WATERTOWN, NY (January 22, 2024) – Leading up to International Holocaust Remembrance Day on Saturday, January 27th, 2024, WPBS-TV will premiere the new AMERICAN EXPERIENCE special: Nazi Town USA – Tuesday, January 23rd at 9:00 pm. WPBS will also broadcast three additional Holocaust-themed specials the afternoon of Sunday, January 28th. WPBS’s Holocaust programming line-up in January is as follows:

TUESDAY, JANUARY 23, 2024

American Experience: Nazi Town USA (9:00 pm)

The story documents the February 1939 rally when more than twenty thousand Americans filled Madison Square Garden for an event billed as a “Pro-American Rally.” Images of George Washington hung next to swastikas and speakers railed against the “Jewish controlled media” and called for a return to a racially “pure” America. The keynote speaker was Fritz Kuhn, head of the German American Bund. Nazi Town, USA tells the largely unknown story of the Bund, which had scores of chapters in suburbs and big cities across the country and represented what many believe was a real threat of fascist subversion in the United States. The Bund held joint rallies with the Ku Klux Klan and ran dozens of summer camps for children centered around Nazi ideology and imagery. Its melding of patriotic values with virulent anti-Semitism raised thorny issues that we continue to wrestle with today.

SUNDAY, JANUARY 28, 2024

My Survivor (1:00 pm)

Who will tell the story of the Holocaust when the last survivor is gone? MY SURVIVOR documents the life-changing experiences of some of the 500 University of Miami students who forge intimate relationships with Holocaust survivors through an innovative internship program. Building powerful intergenerational bonds, students listen to survivors’ first-hand accounts and come to embrace their cause to preserve the memory and lessons of the Holocaust.

The Broken Promise (2:00 pm)

After World War II, humanity declared that genocide would never be allowed to happen again.
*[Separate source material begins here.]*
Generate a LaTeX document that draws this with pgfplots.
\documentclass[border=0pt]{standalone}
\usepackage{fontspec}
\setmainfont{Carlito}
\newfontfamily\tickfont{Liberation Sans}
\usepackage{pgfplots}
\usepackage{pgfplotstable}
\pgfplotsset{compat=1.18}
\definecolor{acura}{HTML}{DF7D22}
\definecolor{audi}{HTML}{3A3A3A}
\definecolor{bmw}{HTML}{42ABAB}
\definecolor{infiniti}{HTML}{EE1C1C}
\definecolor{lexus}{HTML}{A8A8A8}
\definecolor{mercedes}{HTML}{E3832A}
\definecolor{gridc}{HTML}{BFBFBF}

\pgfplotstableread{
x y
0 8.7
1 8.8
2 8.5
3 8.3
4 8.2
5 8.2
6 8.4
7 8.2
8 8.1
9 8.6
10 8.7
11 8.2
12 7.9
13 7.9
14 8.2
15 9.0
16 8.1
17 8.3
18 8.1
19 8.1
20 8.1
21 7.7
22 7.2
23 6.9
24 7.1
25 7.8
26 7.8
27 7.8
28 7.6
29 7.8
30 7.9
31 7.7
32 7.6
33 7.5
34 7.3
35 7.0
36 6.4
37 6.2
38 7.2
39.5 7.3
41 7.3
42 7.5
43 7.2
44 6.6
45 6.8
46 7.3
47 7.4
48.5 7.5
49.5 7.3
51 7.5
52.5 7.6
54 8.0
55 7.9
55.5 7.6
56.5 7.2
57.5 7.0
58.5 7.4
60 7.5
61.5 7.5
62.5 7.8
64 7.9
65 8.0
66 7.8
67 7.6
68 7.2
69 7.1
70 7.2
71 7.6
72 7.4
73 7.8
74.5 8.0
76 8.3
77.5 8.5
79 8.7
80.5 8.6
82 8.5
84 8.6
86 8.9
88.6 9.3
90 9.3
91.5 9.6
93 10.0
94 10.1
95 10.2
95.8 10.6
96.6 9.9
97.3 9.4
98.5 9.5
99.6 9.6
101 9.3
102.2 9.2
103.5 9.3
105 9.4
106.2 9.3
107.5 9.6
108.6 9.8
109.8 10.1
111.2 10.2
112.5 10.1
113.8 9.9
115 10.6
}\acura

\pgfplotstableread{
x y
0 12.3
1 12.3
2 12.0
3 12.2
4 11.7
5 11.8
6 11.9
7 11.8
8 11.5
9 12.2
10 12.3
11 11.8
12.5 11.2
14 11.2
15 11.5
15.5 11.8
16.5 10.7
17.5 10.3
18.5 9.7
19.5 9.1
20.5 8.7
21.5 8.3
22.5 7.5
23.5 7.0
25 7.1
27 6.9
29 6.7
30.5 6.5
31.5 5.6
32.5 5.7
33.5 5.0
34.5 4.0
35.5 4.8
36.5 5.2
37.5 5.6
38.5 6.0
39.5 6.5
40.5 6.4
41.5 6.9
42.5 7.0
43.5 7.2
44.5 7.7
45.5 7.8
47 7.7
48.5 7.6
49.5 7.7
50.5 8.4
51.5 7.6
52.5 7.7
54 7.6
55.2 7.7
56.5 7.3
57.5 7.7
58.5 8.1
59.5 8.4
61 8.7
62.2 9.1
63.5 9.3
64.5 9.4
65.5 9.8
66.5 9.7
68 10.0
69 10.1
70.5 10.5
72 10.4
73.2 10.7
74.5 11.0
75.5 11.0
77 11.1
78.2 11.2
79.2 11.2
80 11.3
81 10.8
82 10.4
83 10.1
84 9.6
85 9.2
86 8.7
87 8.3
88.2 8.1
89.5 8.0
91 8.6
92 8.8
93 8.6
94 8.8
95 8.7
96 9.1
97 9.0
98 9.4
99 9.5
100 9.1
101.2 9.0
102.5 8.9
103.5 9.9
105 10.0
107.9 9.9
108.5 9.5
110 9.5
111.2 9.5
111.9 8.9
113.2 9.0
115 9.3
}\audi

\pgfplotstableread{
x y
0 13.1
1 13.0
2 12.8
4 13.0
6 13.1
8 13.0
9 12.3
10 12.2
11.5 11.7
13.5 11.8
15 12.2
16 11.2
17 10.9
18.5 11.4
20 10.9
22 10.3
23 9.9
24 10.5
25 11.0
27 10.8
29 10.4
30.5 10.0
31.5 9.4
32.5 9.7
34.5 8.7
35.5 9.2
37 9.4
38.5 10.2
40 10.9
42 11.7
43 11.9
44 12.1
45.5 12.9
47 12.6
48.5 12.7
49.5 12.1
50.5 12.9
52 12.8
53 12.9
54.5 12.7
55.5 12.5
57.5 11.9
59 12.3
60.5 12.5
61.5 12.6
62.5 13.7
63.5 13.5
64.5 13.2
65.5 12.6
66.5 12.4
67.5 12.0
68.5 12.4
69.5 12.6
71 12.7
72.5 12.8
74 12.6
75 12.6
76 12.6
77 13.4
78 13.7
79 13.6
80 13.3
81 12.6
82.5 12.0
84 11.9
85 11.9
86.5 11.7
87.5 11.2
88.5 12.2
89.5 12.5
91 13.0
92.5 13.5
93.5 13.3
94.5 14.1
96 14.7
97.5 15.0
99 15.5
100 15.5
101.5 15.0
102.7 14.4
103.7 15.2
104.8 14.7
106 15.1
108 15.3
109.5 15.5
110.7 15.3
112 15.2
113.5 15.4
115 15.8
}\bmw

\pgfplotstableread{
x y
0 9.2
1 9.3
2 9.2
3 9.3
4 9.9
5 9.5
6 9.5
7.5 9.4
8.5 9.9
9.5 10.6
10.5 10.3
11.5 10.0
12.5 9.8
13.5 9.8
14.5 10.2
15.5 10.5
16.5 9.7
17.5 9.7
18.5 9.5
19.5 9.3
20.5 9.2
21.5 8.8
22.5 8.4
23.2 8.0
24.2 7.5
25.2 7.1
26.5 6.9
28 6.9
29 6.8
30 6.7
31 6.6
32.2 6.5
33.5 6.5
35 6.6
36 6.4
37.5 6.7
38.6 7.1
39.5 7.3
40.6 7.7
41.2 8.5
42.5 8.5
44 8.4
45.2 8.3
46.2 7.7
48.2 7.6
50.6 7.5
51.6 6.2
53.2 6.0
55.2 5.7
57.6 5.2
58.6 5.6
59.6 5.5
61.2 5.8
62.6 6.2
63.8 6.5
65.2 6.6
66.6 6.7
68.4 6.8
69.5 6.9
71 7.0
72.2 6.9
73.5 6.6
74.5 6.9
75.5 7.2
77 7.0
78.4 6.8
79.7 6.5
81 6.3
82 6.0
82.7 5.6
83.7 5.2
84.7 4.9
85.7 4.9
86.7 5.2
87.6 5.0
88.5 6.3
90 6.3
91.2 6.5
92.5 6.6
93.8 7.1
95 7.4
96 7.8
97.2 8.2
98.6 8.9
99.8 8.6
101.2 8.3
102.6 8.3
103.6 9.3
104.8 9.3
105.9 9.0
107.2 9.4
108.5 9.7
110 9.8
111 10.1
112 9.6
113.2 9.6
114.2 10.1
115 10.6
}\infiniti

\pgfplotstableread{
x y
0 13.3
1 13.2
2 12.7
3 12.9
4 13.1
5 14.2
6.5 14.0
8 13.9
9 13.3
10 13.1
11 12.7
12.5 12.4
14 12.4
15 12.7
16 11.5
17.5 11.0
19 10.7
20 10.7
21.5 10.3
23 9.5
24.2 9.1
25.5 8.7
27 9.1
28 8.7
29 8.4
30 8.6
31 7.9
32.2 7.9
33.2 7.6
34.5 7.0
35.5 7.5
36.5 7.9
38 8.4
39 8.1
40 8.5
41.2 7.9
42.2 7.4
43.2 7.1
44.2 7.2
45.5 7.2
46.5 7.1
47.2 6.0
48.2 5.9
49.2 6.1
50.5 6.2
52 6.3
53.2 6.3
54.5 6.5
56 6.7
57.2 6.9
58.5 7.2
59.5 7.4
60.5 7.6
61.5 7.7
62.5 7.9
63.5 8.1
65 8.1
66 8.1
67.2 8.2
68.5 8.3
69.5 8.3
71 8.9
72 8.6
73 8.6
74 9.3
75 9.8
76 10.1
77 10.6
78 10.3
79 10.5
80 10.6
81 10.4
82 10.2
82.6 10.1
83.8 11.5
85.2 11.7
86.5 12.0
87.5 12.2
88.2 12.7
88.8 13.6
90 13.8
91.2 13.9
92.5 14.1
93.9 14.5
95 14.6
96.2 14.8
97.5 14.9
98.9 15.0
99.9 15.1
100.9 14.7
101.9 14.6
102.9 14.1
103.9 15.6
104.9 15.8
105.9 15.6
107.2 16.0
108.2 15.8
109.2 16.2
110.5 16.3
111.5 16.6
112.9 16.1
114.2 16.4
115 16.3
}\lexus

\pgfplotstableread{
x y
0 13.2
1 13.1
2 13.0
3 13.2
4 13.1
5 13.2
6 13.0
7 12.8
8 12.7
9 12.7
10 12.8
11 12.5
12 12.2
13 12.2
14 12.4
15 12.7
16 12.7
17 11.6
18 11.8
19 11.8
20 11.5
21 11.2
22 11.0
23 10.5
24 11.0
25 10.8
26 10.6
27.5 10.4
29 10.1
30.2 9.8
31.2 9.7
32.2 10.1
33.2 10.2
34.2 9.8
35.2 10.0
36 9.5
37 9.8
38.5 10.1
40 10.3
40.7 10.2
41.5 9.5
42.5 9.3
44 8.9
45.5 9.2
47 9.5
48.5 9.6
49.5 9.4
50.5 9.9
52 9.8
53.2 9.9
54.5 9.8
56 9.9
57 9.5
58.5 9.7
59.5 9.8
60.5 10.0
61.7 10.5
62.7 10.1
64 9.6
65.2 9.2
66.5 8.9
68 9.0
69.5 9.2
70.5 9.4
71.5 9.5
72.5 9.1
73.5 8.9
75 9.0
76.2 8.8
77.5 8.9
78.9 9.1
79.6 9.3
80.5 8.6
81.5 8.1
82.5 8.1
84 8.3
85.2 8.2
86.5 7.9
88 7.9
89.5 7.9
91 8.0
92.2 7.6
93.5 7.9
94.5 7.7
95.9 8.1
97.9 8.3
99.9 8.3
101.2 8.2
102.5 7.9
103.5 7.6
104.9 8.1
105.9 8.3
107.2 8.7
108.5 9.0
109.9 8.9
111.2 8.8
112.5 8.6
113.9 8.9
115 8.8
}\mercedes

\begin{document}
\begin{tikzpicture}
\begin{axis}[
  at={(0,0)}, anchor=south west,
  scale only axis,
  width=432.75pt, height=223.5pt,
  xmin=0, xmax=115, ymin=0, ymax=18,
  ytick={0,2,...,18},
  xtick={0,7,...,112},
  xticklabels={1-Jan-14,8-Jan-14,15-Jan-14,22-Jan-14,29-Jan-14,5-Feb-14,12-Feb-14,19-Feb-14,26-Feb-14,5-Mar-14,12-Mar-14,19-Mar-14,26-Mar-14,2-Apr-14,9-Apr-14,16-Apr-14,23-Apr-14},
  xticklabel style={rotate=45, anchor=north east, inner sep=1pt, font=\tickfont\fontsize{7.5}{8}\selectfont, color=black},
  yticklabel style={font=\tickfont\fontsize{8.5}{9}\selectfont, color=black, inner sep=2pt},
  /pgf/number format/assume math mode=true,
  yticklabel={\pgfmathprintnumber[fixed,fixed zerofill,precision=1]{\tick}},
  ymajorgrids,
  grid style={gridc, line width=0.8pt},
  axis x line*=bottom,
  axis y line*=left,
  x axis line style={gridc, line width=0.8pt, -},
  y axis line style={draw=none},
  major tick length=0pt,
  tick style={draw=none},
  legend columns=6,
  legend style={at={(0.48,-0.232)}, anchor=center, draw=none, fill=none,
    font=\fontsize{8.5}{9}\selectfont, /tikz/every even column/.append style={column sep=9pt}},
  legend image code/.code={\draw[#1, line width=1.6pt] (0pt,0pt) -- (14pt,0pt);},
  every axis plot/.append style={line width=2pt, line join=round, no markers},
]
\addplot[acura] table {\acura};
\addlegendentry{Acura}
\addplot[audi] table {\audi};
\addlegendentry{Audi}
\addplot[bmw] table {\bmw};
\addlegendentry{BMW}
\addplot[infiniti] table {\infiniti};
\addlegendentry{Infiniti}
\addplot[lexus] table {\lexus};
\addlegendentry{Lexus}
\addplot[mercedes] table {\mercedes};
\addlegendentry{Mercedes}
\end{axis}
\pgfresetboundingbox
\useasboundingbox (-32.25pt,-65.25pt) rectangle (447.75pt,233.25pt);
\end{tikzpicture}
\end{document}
But “never again” has become “again and again,” from Cambodia to Bosnia, Rwanda, China, Ukraine, and sadly more. What makes people dehumanize one another? Why does it keep happening? And what can we do to make “never again” a reality? THE BROKEN PROMISE explores the mechanics of genocide, the conditions that allow it to occur, and the ideas and institutions that stand against it. The film presents the raw, unflinching first-person stories told by the survivors of genocide, and examines how the trauma of genocide ripples through generations.

I Danced for the Angel of Death – The Dr. Edith Eva Eger Story (3:00 pm)

Edie recounts her remarkable story of survival as a prisoner at Auschwitz and her struggles with survivor’s guilt. Edie and her husband came to the U.S. in 1949, and Edie would later go on to receive a psychology degree from the University of Texas. In the film, Edie examines how her ongoing work with patients has helped her grow and heal.